My roommate and I graduated from SUNY Morrisville in the electrical engineering program. We selected Colonial Community, just not sure why.

Our first night at Colonial, our TV wasn’t working properly. We called the resident assistant (RA), who quickly popped in to confirm. “Yep, the TV doesn’t work.” Of course, I wanted to know why. Her response was simply “welcome to Colonial!”

OK — a little humor on day one. Then came day two. The hot water wasn’t working so we once again called the RA. We said, “There isn’t any hot water either — welcome to Colonial?”  She said, “Yes!”

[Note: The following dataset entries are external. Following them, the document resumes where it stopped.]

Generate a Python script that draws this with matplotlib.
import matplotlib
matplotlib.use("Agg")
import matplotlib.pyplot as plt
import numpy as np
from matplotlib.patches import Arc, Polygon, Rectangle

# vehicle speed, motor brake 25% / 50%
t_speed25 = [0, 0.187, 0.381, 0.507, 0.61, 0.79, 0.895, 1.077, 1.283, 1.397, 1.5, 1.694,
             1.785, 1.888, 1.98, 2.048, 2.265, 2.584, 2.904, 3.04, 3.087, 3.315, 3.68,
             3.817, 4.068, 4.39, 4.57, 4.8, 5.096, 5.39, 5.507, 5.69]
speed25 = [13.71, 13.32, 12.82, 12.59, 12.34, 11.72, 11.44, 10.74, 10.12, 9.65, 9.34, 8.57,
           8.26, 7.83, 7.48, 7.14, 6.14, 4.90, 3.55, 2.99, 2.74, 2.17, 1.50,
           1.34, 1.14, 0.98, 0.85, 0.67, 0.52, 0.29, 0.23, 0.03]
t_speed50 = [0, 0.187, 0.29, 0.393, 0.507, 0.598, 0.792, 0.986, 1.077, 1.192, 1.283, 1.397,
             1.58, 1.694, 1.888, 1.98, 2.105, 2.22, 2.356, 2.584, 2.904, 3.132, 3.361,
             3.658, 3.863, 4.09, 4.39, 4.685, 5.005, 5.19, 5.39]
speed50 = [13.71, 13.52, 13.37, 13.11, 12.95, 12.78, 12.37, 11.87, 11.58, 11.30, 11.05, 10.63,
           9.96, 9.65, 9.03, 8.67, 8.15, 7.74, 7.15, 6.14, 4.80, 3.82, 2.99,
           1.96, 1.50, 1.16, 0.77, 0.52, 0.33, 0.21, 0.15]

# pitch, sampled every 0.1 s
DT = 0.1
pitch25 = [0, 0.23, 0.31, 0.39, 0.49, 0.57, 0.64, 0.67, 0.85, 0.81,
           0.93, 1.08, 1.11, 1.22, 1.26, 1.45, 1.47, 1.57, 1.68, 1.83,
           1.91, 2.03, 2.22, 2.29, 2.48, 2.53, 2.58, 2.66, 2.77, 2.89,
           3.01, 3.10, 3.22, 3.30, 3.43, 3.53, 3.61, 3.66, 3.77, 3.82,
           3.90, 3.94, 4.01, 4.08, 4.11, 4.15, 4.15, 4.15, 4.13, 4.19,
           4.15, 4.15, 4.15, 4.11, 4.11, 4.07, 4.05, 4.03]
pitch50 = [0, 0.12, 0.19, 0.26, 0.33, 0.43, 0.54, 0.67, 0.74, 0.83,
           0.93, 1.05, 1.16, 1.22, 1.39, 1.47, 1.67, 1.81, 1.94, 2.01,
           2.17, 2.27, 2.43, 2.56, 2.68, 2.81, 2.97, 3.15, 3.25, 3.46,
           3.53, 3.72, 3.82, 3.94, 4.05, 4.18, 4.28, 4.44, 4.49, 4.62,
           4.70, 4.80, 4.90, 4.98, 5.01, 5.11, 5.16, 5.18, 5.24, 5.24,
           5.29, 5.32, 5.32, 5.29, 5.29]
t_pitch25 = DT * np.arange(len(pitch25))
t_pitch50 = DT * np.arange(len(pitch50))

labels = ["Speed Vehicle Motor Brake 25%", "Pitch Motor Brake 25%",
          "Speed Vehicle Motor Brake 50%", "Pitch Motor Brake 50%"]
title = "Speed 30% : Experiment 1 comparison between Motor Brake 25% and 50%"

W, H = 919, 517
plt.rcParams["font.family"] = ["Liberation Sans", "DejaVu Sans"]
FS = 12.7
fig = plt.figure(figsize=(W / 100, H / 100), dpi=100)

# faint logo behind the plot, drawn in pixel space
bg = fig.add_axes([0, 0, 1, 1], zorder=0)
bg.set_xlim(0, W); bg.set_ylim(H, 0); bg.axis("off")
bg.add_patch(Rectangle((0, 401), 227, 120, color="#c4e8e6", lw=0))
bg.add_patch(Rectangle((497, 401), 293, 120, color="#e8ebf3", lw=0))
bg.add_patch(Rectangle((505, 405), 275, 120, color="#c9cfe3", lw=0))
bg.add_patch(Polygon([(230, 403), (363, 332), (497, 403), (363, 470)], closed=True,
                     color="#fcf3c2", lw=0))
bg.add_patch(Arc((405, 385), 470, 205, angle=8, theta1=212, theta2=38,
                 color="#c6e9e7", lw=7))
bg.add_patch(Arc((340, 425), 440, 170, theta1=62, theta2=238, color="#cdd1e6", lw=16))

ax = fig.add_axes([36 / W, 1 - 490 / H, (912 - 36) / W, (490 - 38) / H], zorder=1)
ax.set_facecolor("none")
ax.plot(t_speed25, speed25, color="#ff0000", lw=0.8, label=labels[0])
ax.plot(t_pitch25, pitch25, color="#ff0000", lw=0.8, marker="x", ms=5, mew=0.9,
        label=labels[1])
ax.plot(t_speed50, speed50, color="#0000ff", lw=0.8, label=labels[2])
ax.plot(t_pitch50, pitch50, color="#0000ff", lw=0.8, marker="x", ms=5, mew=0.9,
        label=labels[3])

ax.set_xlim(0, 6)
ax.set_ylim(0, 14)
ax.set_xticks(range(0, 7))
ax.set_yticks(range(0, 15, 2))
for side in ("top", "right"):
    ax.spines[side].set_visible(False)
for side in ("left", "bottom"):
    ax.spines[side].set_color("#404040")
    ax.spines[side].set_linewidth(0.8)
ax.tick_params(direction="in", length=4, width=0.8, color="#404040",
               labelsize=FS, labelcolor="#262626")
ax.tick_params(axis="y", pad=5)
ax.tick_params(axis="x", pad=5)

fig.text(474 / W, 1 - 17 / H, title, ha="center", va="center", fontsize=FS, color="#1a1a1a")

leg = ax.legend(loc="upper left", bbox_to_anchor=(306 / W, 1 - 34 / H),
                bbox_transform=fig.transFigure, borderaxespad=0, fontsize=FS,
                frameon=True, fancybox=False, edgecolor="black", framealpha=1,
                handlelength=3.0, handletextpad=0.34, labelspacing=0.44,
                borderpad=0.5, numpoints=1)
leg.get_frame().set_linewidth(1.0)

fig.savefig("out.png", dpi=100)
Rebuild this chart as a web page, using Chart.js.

It only lasted one year.  The washing machines were too close to the outside door (in a separate wash room) and the water lines would freeze in cold weather. So our clothes had plenty of soap embedded even though they were dry!

We transferred to Hayes in our senior year. I couldn’t understand the difference. There was sheltered parking, rooms with a kitchen, living area, bedroom, bath (with warm water). It was like heaven. I could actually do my homework in the room without freezing from cold airing blowing beneath the door!

Now I needed a job to pay for life at Hayes. I enrolled as an escort with the University Police. It was a great job. Lt. Tim Faughnan was a great police officer to work for.
My first call was to escort a student to her residence. I showed up after a long walk to the graduate dorms. Once I located the student who requested an escort, she began walking outside with me — then paused to look around. Her next statement was, “Where is the car?”  I responded, “It’s in the shop, you are stuck with my company!”

I remember visiting Binghamton following graduation and Colonial was a distant memory. However, great memories endure. I loved the academic program in the Watson School. We made great friends and continue to meet each other (our wives, children) 20 years later.